Check every line of the entries below for the word "this", and copy the ones that have it.

— Start of Supplied information —

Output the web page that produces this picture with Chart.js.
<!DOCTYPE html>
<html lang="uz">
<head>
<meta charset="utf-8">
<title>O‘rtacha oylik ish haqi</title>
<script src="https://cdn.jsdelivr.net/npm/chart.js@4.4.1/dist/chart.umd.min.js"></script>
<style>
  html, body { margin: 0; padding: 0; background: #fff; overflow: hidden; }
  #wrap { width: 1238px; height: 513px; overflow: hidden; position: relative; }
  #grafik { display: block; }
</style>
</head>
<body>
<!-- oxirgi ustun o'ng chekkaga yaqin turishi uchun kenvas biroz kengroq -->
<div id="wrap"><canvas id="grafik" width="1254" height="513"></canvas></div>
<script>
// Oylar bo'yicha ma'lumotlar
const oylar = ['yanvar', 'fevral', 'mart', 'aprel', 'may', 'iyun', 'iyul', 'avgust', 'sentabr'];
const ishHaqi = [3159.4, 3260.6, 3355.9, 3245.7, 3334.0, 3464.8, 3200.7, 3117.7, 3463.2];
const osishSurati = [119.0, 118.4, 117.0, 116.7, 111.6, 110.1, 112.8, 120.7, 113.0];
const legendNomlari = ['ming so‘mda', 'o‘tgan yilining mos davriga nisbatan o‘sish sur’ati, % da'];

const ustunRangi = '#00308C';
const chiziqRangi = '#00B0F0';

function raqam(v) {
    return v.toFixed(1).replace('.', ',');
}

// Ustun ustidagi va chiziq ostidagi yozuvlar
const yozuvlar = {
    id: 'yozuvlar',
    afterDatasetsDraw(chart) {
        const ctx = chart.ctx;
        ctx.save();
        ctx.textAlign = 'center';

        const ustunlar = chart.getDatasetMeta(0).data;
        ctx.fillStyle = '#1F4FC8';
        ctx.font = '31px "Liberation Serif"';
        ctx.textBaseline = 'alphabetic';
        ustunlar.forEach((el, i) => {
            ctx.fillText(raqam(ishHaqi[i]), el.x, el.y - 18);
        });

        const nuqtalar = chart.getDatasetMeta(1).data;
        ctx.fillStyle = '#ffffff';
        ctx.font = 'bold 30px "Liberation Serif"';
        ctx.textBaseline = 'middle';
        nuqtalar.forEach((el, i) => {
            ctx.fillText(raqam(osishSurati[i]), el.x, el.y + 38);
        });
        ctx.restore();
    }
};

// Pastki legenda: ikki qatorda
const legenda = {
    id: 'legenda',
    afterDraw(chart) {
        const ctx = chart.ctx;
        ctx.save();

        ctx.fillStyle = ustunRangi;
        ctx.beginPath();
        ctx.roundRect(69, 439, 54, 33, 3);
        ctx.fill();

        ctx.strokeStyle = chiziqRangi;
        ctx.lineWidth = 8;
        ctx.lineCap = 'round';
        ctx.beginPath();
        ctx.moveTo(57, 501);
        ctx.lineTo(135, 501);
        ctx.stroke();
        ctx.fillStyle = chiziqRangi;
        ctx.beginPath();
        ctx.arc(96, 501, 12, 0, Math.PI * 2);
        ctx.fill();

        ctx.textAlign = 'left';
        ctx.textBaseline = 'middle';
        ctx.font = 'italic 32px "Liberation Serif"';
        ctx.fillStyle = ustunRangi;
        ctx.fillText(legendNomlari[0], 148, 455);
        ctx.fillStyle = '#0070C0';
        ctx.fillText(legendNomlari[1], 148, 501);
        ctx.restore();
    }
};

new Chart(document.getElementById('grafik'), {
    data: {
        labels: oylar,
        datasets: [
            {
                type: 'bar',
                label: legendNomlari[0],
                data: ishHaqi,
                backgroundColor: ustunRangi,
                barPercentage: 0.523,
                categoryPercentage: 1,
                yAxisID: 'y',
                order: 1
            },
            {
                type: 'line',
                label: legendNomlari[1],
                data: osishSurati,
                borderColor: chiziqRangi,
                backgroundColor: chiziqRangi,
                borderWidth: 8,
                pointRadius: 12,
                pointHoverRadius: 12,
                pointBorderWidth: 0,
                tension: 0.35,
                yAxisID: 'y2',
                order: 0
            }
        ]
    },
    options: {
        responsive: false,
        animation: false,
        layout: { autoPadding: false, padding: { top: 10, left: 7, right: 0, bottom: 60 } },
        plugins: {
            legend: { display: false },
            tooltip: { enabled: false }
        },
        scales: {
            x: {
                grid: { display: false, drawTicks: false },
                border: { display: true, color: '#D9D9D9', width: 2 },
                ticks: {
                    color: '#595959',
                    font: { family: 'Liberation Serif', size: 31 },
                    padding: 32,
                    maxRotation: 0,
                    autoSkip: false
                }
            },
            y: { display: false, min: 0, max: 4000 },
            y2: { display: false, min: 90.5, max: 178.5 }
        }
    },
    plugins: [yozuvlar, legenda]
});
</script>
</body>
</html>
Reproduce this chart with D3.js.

— End of Supplied information —

#### Written answer
Output the web page that produces this picture with Chart.js.
Reproduce this chart with D3.js.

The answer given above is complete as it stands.